A variety of wireless power transfer systems are known. A typical wireless power transfer system consists of a power source electrically connected to a wireless power transmitter, and a wireless power receiver electrically connected to load.
In magnetic induction systems, the transmitter has an induction coil that transfers electrical energy from the power source to an induction coil of the receiver. The transferred electrical energy is then applied to the load. Power transfer occurs due to coupling of magnetic fields between the induction coils of the transmitter and receiver. The range of these magnetic induction systems is however, limited and the induction coils of the transmitter and receiver must be in optimal alignment for power transfer. Resonant magnetic systems, which transfer power due to coupling of magnetic fields between the induction coils of the transmitter and receiver also exist. In these resonant magnetic systems, the induction coils of the transmitter and receiver are resonated using high quality factor (high Q) capacitors. The range of power transfer in resonant magnetic systems is increased over that of magnetic induction systems and alignment issues are rectified.

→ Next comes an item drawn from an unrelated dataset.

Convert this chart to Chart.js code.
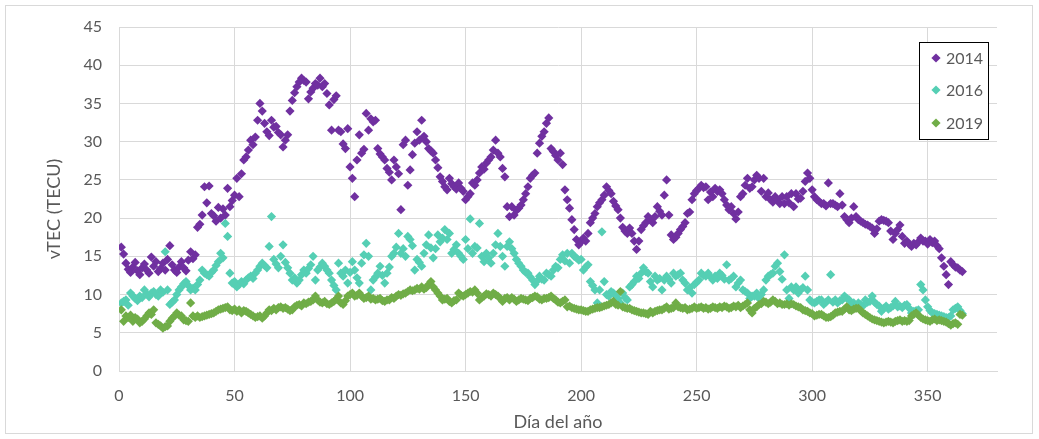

In electrical field coupling systems, the transmitter and receiver have capacitive electrodes and power transfer occurs due to coupling of electric fields between the capacitive electrodes of the transmitter and receiver. Resonant electric field systems also exist in which the capacitive electrodes of the transmitter and receiver are made resonant using high quality factor (high Q) inductors. Similar to resonant magnetic systems, resonant electric field systems have an increased range of power transfer compared to that of non-resonant electric field systems and alignment issues are rectified.
Although wireless power transfer techniques are known, improvements are desired. It is therefore an object to provide a novel wireless electric field power transfer system, a transmitter and receiver therefor and a method of wirelessly transmitting power.